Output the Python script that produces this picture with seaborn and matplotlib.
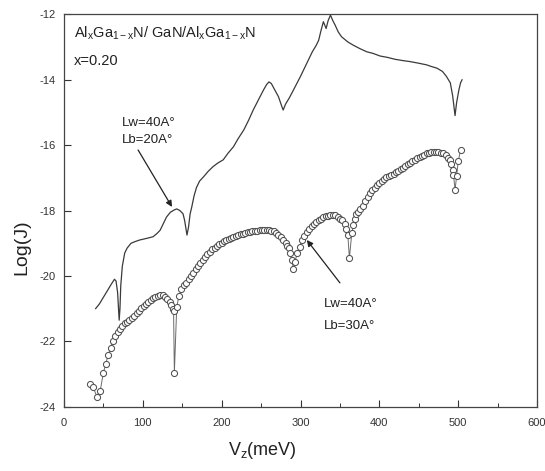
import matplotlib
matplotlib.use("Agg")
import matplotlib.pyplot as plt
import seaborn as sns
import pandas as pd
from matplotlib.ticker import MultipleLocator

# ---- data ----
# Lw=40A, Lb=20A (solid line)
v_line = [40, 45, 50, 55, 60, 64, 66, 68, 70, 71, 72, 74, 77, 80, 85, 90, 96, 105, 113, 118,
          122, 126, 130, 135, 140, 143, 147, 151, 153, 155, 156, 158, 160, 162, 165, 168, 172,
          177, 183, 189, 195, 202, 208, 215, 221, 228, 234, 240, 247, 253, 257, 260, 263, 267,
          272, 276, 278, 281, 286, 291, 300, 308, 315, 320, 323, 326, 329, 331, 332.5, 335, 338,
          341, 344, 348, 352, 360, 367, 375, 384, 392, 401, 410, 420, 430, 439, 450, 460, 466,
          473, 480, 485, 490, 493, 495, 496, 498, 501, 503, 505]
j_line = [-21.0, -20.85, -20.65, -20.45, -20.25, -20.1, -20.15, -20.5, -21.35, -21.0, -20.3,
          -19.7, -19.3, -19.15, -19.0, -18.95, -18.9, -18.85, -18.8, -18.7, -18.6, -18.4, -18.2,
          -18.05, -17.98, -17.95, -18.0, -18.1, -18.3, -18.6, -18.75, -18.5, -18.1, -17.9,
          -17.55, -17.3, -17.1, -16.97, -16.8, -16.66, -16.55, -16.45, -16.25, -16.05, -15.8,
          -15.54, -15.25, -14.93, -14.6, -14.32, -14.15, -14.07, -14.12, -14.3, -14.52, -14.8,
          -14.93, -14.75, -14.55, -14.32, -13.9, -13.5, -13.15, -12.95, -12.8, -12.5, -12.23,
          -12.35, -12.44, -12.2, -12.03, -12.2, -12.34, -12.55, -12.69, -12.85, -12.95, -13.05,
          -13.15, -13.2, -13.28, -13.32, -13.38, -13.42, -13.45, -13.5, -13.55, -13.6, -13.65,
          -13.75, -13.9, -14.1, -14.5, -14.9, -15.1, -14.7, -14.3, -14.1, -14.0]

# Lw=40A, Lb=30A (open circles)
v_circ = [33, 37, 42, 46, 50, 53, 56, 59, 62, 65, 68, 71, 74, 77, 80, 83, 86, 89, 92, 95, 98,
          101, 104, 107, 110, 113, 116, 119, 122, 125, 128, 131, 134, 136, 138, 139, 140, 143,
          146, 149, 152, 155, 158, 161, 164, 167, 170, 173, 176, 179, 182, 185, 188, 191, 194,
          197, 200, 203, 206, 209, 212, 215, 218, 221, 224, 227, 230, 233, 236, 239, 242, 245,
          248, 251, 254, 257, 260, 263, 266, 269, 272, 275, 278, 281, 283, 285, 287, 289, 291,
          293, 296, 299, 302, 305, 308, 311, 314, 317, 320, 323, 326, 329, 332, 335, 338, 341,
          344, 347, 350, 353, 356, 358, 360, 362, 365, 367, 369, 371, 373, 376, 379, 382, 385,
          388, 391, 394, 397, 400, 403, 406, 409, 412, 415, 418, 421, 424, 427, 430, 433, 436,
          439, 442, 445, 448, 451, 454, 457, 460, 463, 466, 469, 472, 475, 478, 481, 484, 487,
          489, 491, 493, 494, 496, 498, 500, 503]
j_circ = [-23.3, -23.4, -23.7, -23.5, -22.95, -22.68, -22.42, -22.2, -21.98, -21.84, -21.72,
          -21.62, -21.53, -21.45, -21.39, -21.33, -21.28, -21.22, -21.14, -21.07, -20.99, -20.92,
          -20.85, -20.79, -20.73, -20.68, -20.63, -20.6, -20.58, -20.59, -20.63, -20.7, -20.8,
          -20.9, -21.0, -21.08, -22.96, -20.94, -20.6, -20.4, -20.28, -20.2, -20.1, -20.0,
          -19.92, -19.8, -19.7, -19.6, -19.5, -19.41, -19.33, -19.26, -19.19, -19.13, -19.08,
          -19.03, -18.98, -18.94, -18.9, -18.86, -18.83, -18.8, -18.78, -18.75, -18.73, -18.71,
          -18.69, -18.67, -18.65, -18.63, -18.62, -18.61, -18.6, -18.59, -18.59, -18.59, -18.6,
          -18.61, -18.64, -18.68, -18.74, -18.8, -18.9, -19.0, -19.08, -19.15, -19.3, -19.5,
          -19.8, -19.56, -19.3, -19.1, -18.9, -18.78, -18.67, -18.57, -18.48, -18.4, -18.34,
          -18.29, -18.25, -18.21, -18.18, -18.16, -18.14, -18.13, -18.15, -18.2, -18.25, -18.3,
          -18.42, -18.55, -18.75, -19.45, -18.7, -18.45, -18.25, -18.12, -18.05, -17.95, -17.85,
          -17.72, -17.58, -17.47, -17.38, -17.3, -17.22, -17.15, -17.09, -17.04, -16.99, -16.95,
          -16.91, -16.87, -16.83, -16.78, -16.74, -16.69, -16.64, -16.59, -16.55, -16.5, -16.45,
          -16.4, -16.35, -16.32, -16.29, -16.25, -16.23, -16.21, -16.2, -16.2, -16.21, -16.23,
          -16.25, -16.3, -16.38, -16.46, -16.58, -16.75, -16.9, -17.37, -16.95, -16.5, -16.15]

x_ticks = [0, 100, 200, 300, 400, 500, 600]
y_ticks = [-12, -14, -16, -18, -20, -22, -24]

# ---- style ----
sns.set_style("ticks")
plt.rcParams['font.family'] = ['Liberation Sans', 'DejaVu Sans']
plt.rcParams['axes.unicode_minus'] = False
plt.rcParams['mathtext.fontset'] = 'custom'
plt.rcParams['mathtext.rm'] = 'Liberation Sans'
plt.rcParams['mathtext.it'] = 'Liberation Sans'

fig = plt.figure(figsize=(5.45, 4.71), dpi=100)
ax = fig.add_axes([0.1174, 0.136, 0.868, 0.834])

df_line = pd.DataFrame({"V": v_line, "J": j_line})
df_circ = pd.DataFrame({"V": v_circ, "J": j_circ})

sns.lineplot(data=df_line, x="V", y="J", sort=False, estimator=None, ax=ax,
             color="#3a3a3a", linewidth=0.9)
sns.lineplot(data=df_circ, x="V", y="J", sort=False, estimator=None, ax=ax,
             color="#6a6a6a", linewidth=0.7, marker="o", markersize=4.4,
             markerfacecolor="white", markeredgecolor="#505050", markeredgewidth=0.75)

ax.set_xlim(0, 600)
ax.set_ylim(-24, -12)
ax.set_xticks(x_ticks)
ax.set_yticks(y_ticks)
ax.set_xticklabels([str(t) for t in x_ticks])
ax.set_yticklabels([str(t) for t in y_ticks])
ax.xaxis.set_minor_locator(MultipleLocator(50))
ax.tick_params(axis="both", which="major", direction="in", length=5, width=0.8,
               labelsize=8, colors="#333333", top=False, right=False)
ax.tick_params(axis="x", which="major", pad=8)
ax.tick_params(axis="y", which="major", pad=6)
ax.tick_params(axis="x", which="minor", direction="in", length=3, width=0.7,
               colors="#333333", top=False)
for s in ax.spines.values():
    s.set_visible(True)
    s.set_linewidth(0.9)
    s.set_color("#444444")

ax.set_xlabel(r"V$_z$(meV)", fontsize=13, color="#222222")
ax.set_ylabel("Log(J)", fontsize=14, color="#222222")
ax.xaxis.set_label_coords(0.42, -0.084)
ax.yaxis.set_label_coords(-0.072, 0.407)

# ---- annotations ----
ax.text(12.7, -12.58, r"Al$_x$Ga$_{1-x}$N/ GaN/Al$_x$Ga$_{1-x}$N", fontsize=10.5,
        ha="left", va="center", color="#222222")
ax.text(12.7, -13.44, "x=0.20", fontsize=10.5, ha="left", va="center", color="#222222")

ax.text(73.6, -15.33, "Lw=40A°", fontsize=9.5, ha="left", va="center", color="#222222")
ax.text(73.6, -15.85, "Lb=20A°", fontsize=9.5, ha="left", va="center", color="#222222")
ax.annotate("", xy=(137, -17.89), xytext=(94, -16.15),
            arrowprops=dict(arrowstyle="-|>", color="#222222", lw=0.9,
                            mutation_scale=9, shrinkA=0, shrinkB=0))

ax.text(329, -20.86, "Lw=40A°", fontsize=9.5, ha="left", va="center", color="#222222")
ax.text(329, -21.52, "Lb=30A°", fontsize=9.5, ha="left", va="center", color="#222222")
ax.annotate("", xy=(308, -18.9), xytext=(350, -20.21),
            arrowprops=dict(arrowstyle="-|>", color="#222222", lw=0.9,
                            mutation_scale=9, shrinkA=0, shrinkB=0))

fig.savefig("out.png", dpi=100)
==========
**Exercise aim**
Return only the lines from the start of the data through the line that contains "from matplotlib.ticker import MultipleLocator", please, copying them exactly and omitting all pictures.

**Exercise answer**
Output the Python script that produces this picture with seaborn and matplotlib.
import matplotlib
matplotlib.use("Agg")
import matplotlib.pyplot as plt
import seaborn as sns
import pandas as pd
from matplotlib.ticker import MultipleLocator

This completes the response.